Mr. Harding said First Bancorp found that the Visa card merchant processing standards worked well in vetting businesses. "These are very good, sound business underwriting standards. It made our life a lot easier."
The standards rank merchant by risk — high-risk merchants include gambling and pornographic businesses, which would not qualify for remote scanners.
Mr. Mori also wrote that there would need to be a specified period of time for businesses to hold on to original checks in case of a dispute.
According to Mr. Harding, his company requires remote deposit customers to store the checks in a safe for "a commercially reasonable time" before destroying them. That time is generally a month.
Mr. Mori also wrote that bankers would need to have a system to prevent a check from being duplicated or submitted more than once, thus reducing exposure to fraud.
Mr. Harding said that First Bancorp's scanners make an imprint on the check to show it was submitted electronically. If the check is not deposited properly, the customer must deposit it at the bank in person, he said.

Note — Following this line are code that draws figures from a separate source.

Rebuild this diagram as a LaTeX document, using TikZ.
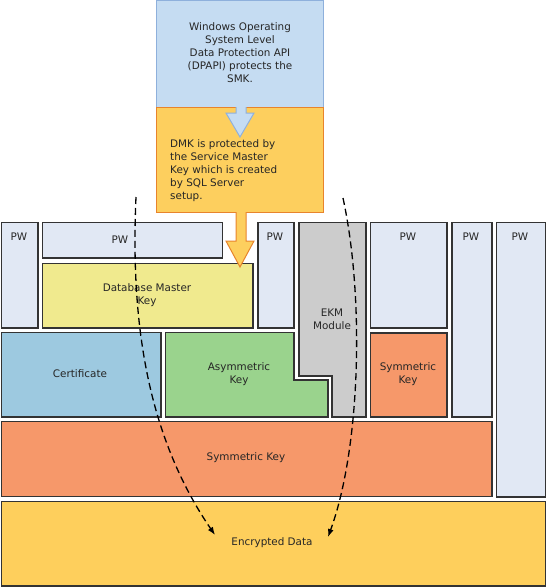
\documentclass[tikz,border=0pt]{standalone}
\usepackage{fontspec}
\setmainfont{DejaVu Sans}
\usetikzlibrary{arrows.meta}
\definecolor{topblue}{HTML}{C5DCF2}
\definecolor{topblueline}{HTML}{8EB0DC}
\definecolor{dmkorange}{HTML}{FDCF5E}
\definecolor{dmkline}{HTML}{E8842C}
\definecolor{pwfill}{HTML}{E1E8F4}
\definecolor{boxline}{HTML}{333333}
\definecolor{dbmk}{HTML}{F0EA8E}
\definecolor{cert}{HTML}{9DC9E0}
\definecolor{asym}{HTML}{9AD38D}
\definecolor{ekm}{HTML}{CCCCCC}
\definecolor{sym}{HTML}{F6986A}
\definecolor{encr}{HTML}{FECF5C}
\tikzset{
  blk/.style={draw=boxline, line width=1.2pt, inner sep=0pt, outer sep=0pt},
  lbl/.style={inner sep=0pt, align=center, text=black!85},
  flow/.style={dash pattern=on 7pt off 4pt, line width=1.3pt, -{Latex[length=8pt,width=6pt]}}
}
\begin{document}
\begin{tikzpicture}[x=1pt,y=-1pt,font=\fontsize{10.4}{13}\selectfont]
\useasboundingbox (0,0) rectangle (547,587);
% top boxes
\path[fill=topblue,draw=topblueline,line width=1pt] (156.5,0.5) rectangle (323.5,107);
\path[fill=dmkorange,draw=dmkline,line width=1pt] (156.5,107) rectangle (323.5,212);
\node[lbl] (dpapi) at (240,53) {Windows Operating\\System Level\\Data Protection API\\(DPAPI) protects the\\SMK.};
\node[lbl, align=left, anchor=west] (dmktext) at (170,171) {DMK is protected by\\the Service Master\\Key which is created\\by SQL Server\\setup.};
% blue block arrow
\fill[topblue] (236,106) -- (246,106) -- (246,113) -- (254,113) -- (240,137) -- (226,113) -- (236,113) -- cycle;
\draw[topblueline,line width=1pt,line join=miter] (236,107) -- (236,113) -- (226,113) -- (240,137) -- (254,113) -- (246,113) -- (246,107);
% boxes
\path[blk,fill=pwfill] (1.5,222.5) rectangle (38,328);
\node[lbl] (pw1) at (19,237) {PW};
\path[blk,fill=pwfill] (42.5,222.5) rectangle (222.5,258);
\node[lbl] (pw2) at (120,240) {PW};
\path[blk,fill=dbmk] (42.5,263.5) rectangle (253,328);
\node[lbl] (dmk) at (147,295) {Database Master\\Key};
\path[blk,fill=pwfill] (258,222.5) rectangle (294,328);
\node[lbl] (pw3) at (275,237) {PW};
\path[blk,fill=ekm] (299,222.5) -- (366,222.5) -- (366,417) -- (332,417) -- (332,376) -- (299,376) -- cycle;
\node[lbl] (ekmlbl) at (332,319) {EKM\\Module};
\path[blk,fill=pwfill] (370.5,222.5) rectangle (447,328);
\node[lbl] (pw4) at (408,237) {PW};
\path[blk,fill=pwfill] (452,222.5) rectangle (492,417);
\node[lbl] (pw5) at (471,237) {PW};
\path[blk,fill=pwfill] (496.5,222.5) rectangle (545.5,497);
\node[lbl] (pw6) at (520,237) {PW};
\path[blk,fill=cert] (1.5,332.5) rectangle (161,417);
\node[lbl] (certlbl) at (80,374) {Certificate};
\path[blk,fill=asym] (165.5,332.5) -- (294,332.5) -- (294,380) -- (328,380) -- (328,417) -- (165.5,417) -- cycle;
\node[lbl] (asymlbl) at (239,374) {Asymmetric\\Key};
\path[blk,fill=sym] (370.5,333) rectangle (447,417);
\node[lbl] (symsmall) at (408,374) {Symmetric\\Key};
\path[blk,fill=sym] (1.5,421.5) rectangle (492,496.5);
\node[lbl] (symbig) at (246,458) {Symmetric Key};
\path[blk,fill=encr] (1.5,501.5) rectangle (545.5,586);
\node[lbl] (encrlbl) at (272,543) {Encrypted Data};
% orange block arrow
\fill[dmkorange] (236,211) -- (246,211) -- (246,241) -- (254,241) -- (240,267) -- (226,241) -- (236,241) -- cycle;
\draw[dmkline,line width=1pt,line join=miter] (236,212) -- (236,241) -- (226,241) -- (240,267) -- (254,241) -- (246,241) -- (246,212);
% dashed flows
\coordinate (ls) at (136,197);
\coordinate (le) at (215,535);
\coordinate (rs) at (343,198);
\coordinate (re) at (328,537);
\draw[flow] (ls) .. controls (130,330) and (150,440) .. (le);
\draw[flow] (rs) .. controls (365,300) and (360,450) .. (re);
\end{tikzpicture}
\end{document}
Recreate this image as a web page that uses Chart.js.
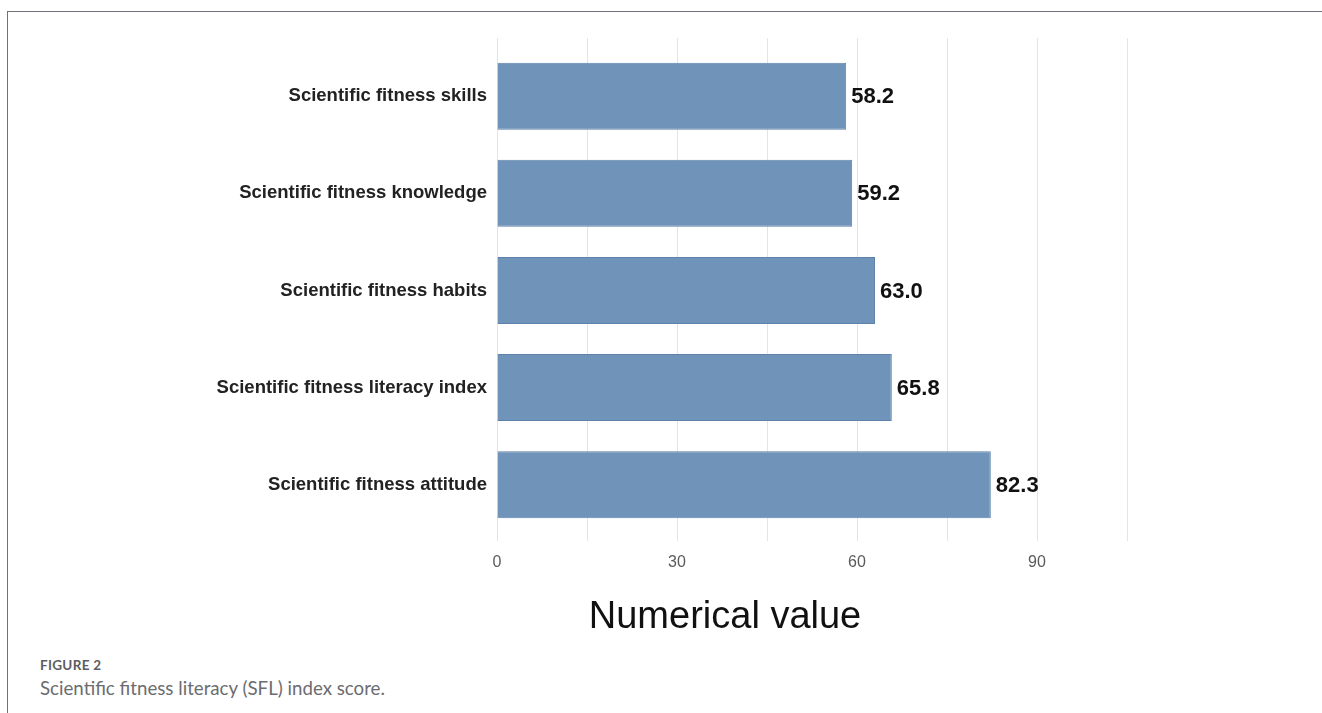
<!DOCTYPE html>
<html>
<head>
<meta charset="utf-8">
<script src="https://cdn.jsdelivr.net/npm/chart.js@4"></script>
<style>
  html, body { margin: 0; padding: 0; background: #fff; }
  body { width: 1322px; height: 713px; position: relative; overflow: hidden; }
  .frame { position: absolute; left: 7px; top: 11px; right: 0; bottom: 0;
           border-left: 1px solid #6f727b; border-top: 1px solid #6f727b; }
  #wrap { position: absolute; left: 8px; top: 12px; width: 1314px; height: 630px; }
  .fig-label { position: absolute; left: 40px; top: 657px; font-family: Lato, "Open Sans", sans-serif;
               font-size: 13.5px; font-weight: 700; color: #5c5d60; letter-spacing: 0.3px; }
  .fig-caption { position: absolute; left: 40px; top: 677px; font-family: Lato, "Open Sans", sans-serif;
                 font-size: 18.7px; color: #6b6c6f; }
</style>
</head>
<body>
<div class="frame"></div>
<div id="wrap"><canvas id="chart"></canvas></div>
<div class="fig-label">FIGURE 2</div>
<div class="fig-caption">Scientific fitness literacy (SFL) index score.</div>
<script>
// SFL dimension scores, listed top to bottom
const categories = [
  "Scientific fitness skills",
  "Scientific fitness knowledge",
  "Scientific fitness habits",
  "Scientific fitness literacy index",
  "Scientific fitness attitude"
];
const scores = [58.2, 59.2, 63.0, 65.8, 82.3];
const tickLabels = [0, 30, 60, 90];
const axisTitle = "Numerical value";

// value labels printed just past the end of each bar
const valueLabels = {
  id: "valueLabels",
  afterDatasetsDraw(chart) {
    const ctx = chart.ctx;
    const meta = chart.getDatasetMeta(0);
    ctx.save();
    ctx.font = "bold 22px 'Liberation Sans', Arial, sans-serif";
    ctx.fillStyle = "#111";
    ctx.textAlign = "left";
    ctx.textBaseline = "middle";
    meta.data.forEach((bar, i) => {
      ctx.fillText(scores[i].toFixed(1), bar.x + 5, bar.y + 1);
    });
    ctx.restore();
  }
};

// large x-axis title under the tick labels
const xTitle = {
  id: "xTitle",
  afterDraw(chart) {
    const ctx = chart.ctx;
    const xs = chart.scales.x;
    ctx.save();
    ctx.font = "38px 'Liberation Sans', Arial, sans-serif";
    ctx.fillStyle = "#111";
    ctx.textAlign = "center";
    ctx.textBaseline = "middle";
    ctx.fillText(axisTitle, xs.getPixelForValue(38), chart.chartArea.bottom + 77);
    ctx.restore();
  }
};

new Chart(document.getElementById("chart"), {
  type: "bar",
  data: {
    datasets: [{
      data: scores.map((v, i) => ({ x: v, y: i })),
      backgroundColor: "#6f93b9",
      borderColor: "#5d82ab",
      borderWidth: 1,
      categoryPercentage: 1,
      barPercentage: 0.69
    }]
  },
  options: {
    indexAxis: "y",
    responsive: true,
    maintainAspectRatio: false,
    animation: false,
    layout: { padding: { top: 26, right: 195, bottom: 0, left: 0 } },
    plugins: { legend: { display: false }, tooltip: { enabled: false } },
    scales: {
      x: {
        type: "linear",
        min: 0,
        max: 105,
        border: { display: false },
        grid: { color: "#e4e4e4", lineWidth: 1, drawTicks: false },
        ticks: {
          stepSize: 15,
          padding: 12,
          color: "#5a5a5a",
          font: { family: "'Liberation Sans', Arial, sans-serif", size: 16 },
          callback: (v) => tickLabels.includes(v) ? String(v) : ""
        },
        afterFit(scale) { scale.height = 101; }
      },
      y: {
        type: "linear",
        reverse: true,
        offset: false,
        min: -0.6,
        max: 4.58,
        border: { display: false },
        grid: { display: false, drawTicks: false, offset: false },
        afterBuildTicks(scale) {
          scale.ticks = categories.map((_, i) => ({ value: i }));
        },
        ticks: {
          padding: 10,
          color: "#222",
          font: { family: "'Liberation Sans', Arial, sans-serif", size: 18.5, weight: "bold" },
          callback: (v) => categories[v] ?? ""
        },
        afterFit(scale) { scale.width = 489; }
      }
    }
  },
  plugins: [valueLabels, xTitle]
});
</script>
</body>
</html>
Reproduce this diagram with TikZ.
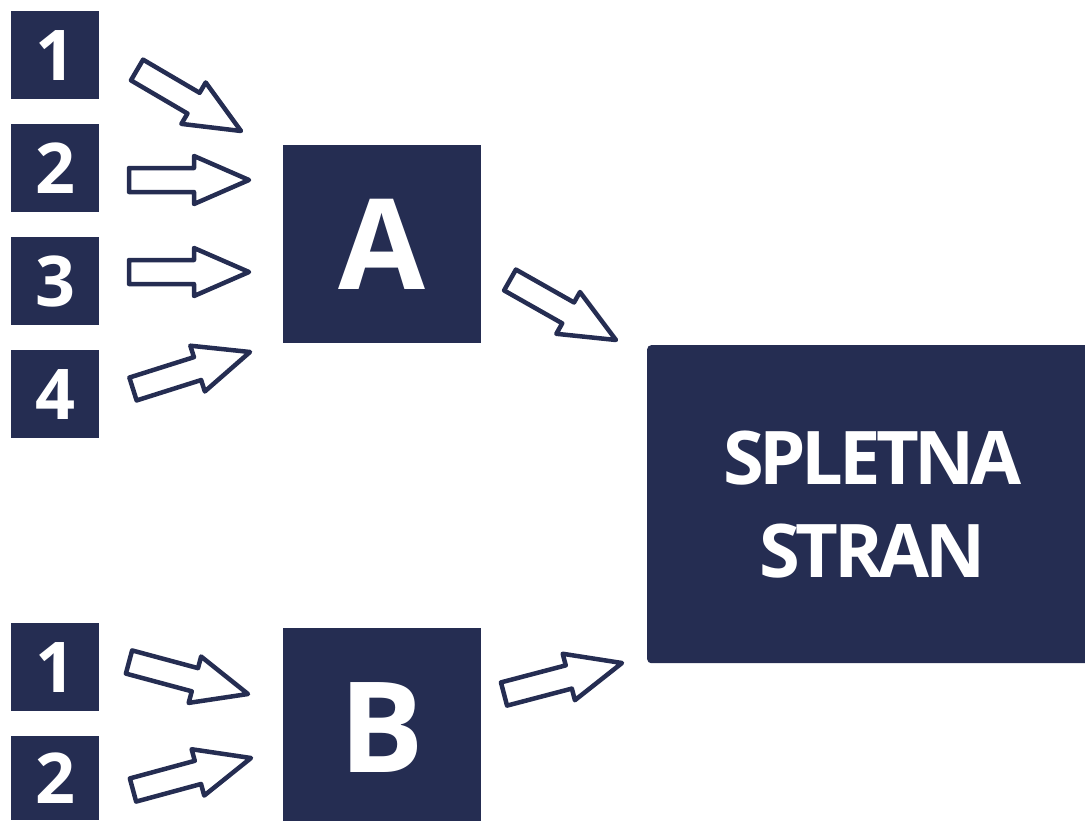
\documentclass[tikz,border=0pt]{standalone}
\usepackage{fontspec}
\setmainfont{Open Sans}
\usetikzlibrary{calc}
\definecolor{navy}{RGB}{37,45,82}
\tikzset{
  box/.style={fill=navy, text=white, font=\bfseries, inner sep=0pt, anchor=north west},
  small/.style={box, minimum width=88pt, minimum height=88pt, font=\bfseries\fontsize{70}{70}\selectfont},
  big/.style={box, minimum width=198pt, minimum height=198pt, font=\bfseries\fontsize{126}{126}\selectfont},
  web/.style={box, minimum width=450pt, minimum height=318pt, rounded corners=4pt, align=center, font=\bfseries\fontsize{74}{93}\selectfont\addfontfeatures{LetterSpace=-6}},
  barrow/.style={draw=navy, fill=white, line width=4.5pt, line join=round}
}
\newcommand\blockarrow[2]{%
  \path ($(#2)!55pt!(#1)$) coordinate (#1m);
  \draw[barrow] ($(#1)!12pt!90:(#2)$) -- ($(#1m)!12pt!90:(#2)$) -- ($(#1m)!24pt!90:(#2)$)
    -- (#2) -- ($(#1m)!24pt!-90:(#2)$) -- ($(#1m)!12pt!-90:(#2)$) -- ($(#1)!12pt!-90:(#2)$) -- cycle;
}
\begin{document}
\begin{tikzpicture}[x=1pt,y=-1pt]
\useasboundingbox (0,0) rectangle (1085,820);
\clip (0,0) rectangle (1085,820);
% boxes
\node[small] (n1) at (11,11) {1};
\node[small] (n2) at (11,124) {2};
\node[small] (n3) at (11,237) {3};
\node[small] (n4) at (11,350) {4};
\node[small] (m1) at (11,623) {1};
\node[small, minimum height=84pt] (m2) at (11,736) {2};
\node[big] (A) at (283,145) {A};
\node[big] (B) at (283,628) {B};
\node[web] (S) at (647,345) {SPLETNA\\STRAN};
% arrow ends
\coordinate (t1) at (137,70);  \coordinate (h1) at (241,131);
\coordinate (t2) at (129,180); \coordinate (h2) at (249,180);
\coordinate (t3) at (129,272); \coordinate (h3) at (249,272);
\coordinate (t4) at (133,389); \coordinate (h4) at (250,352);
\coordinate (tA) at (510,280); \coordinate (hA) at (616,340);
\coordinate (u1) at (129,662); \coordinate (g1) at (248,694);
\coordinate (u2) at (133,790); \coordinate (g2) at (251,758);
\coordinate (tB) at (504,694); \coordinate (hB) at (622,663);
\blockarrow{t1}{h1}
\blockarrow{t2}{h2}
\blockarrow{t3}{h3}
\blockarrow{t4}{h4}
\blockarrow{tA}{hA}
\blockarrow{u1}{g1}
\blockarrow{u2}{g2}
\blockarrow{tB}{hB}
\end{tikzpicture}
\end{document}
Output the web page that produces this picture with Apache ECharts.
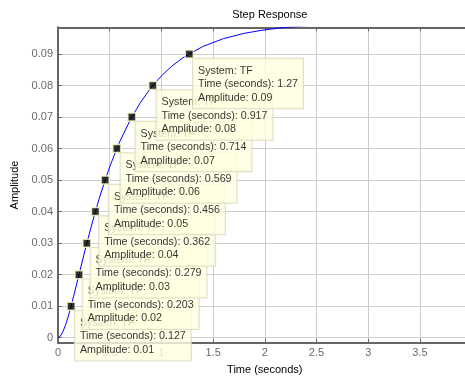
<!DOCTYPE html>
<html>
<head>
<meta charset="utf-8">
<script src="https://cdn.jsdelivr.net/npm/echarts@6/dist/echarts.min.js"></script>
<style>html,body{margin:0;padding:0;background:#fff}#c{width:465px;height:376px}</style>
</head>
<body>
<div id="c"></div>
<script>
// Step response curve (time in seconds, amplitude)
var curveTime = [0, 0.025, 0.05, 0.075, 0.1, 0.127, 0.15, 0.2, 0.203, 0.25, 0.279, 0.3, 0.35, 0.362, 0.4, 0.456, 0.5, 0.569, 0.6, 0.7, 0.714, 0.8, 0.9, 0.917, 1.0, 1.1, 1.2, 1.27, 1.4, 1.6, 1.8, 2.0, 2.2, 2.4, 2.6];
var curveAmp  = [0, 0.000566, 0.002059, 0.004221, 0.006856, 0.01, 0.012976, 0.019593, 0.02, 0.026236, 0.03, 0.032643, 0.038682, 0.04, 0.044292, 0.05, 0.054184, 0.06, 0.062413, 0.069198, 0.07, 0.074771, 0.079341, 0.08, 0.083084, 0.08615, 0.08866, 0.09, 0.092399, 0.094905, 0.096585, 0.097711, 0.098465, 0.098971, 0.09931];
// Data tips
var tipTime = [0.127, 0.203, 0.279, 0.362, 0.456, 0.569, 0.714, 0.917, 1.27];
var tipAmp  = [0.01, 0.02, 0.03, 0.04, 0.05, 0.06, 0.07, 0.08, 0.09];
var systemName = 'TF';
// Axis ticks
var yTicks = [0, 0.01, 0.02, 0.03, 0.04, 0.05, 0.06, 0.07, 0.08, 0.09];
var titleText = 'Step Response';
var xName = 'Time (seconds)';
var yName = 'Amplitude';

var FONT = "'Liberation Sans', Arial, sans-serif";
var chart = echarts.init(document.getElementById('c'), null, {renderer: 'canvas'});
var lineData = curveTime.map(function (t, i) { return [t, curveAmp[i]]; });
var tipData = tipTime.map(function (t, i) { return [t, tipAmp[i]]; });

chart.setOption({
  animation: false,
  backgroundColor: '#ffffff',
  title: {
    text: titleText, left: 264.8, top: 4, textAlign: 'center',
    textStyle: {fontSize: 11, fontWeight: 'normal', color: '#000', fontFamily: FONT}
  },
  grid: {left: 58, top: 27.3, bottom: 33.3, width: 413.6, containLabel: false, outerBoundsMode: 'none'},
  xAxis: [{
    type: 'value', min: 0, max: 4, interval: 0.5, position: 'bottom',
    name: xName, nameLocation: 'middle', nameGap: 22,
    nameTextStyle: {fontSize: 11, color: '#000', fontFamily: FONT},
    axisLine: {onZero: false, lineStyle: {color: '#666', width: 2}},
    axisTick: {inside: true, length: 4, lineStyle: {color: '#666'}},
    axisLabel: {margin: 5, fontSize: 11, color: '#6b6b6b', fontFamily: FONT},
    splitLine: {show: true, lineStyle: {color: '#cccccc', width: 1}}
  }, {
    type: 'value', min: 0, max: 4, interval: 0.5, position: 'top',
    axisLine: {onZero: false, lineStyle: {color: '#666', width: 2}},
    axisTick: {inside: true, length: 4, lineStyle: {color: '#666'}},
    axisLabel: {show: false},
    splitLine: {show: false}
  }],
  yAxis: {
    type: 'value', min: -0.0016, max: 0.0985,
    name: yName, nameLocation: 'middle', nameGap: 34.5,
    nameTextStyle: {fontSize: 11, color: '#000', fontFamily: FONT},
    axisLine: {show: true, onZero: false, lineStyle: {color: '#666', width: 2}},
    axisTick: {show: true, inside: true, length: 4, customValues: yTicks, lineStyle: {color: '#666'}},
    axisLabel: {margin: 5, fontSize: 11, color: '#6b6b6b', fontFamily: FONT, customValues: yTicks},
    splitLine: {show: true, lineStyle: {color: '#cccccc', width: 1}}
  },
  series: [{
    type: 'line', data: lineData, showSymbol: false, clip: true,
    lineStyle: {color: '#0000ff', width: 1}, z: 2
  }, {
    type: 'scatter', data: tipData, symbol: 'rect', symbolSize: 8, z: 3,
    itemStyle: {color: '#000', borderColor: '#ffffc8', borderWidth: 1.5},
    label: {
      show: true, position: [8.5, 9.5], align: 'left', verticalAlign: 'top',
      formatter: function (p) {
        return 'System: ' + systemName + '\nTime (seconds): ' + p.value[0] + '\nAmplitude: ' + p.value[1];
      },
      fontSize: 10.7, lineHeight: 13.5, color: '#000', fontFamily: FONT,
      backgroundColor: '#ffffe1', borderColor: '#d6d6bc', borderWidth: 1,
      padding: [5, 5, 4, 5]
    },
    emphasis: {disabled: true}
  }]
});
</script>
</body>
</html>
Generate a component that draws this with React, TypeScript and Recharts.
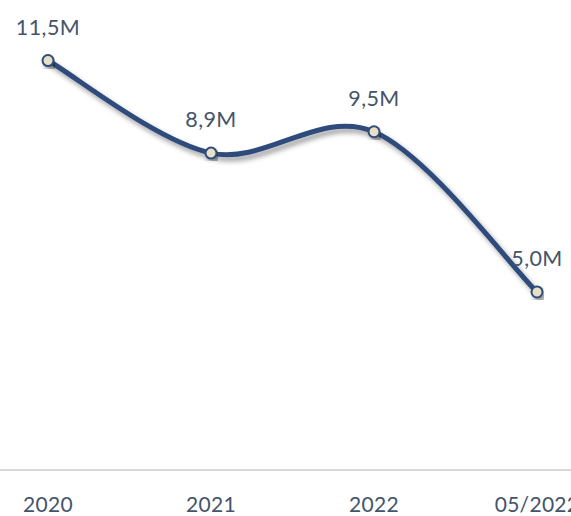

First Bancorp has been offering remote deposit to business customers for over two years and now has nearly 450 customers using it. In any given month, the company settles 50,000 to 65,000 checks through remote deposit, Mr. Harding said.
He did not say how many of the customers were outside his company's traditional market area — the Shenandoah corridor along Interstate 81 — but he did say it now has customers as far away as Kentucky.
Remote deposit has helped First Bancorp sign up "customers that we've wanted to go after for a long time" but did not have the product or service that would entice them, Mr. Harding said. "We're now able to follow our customers. If they have a statewide or regional presence, we'll follow them with the deposit product."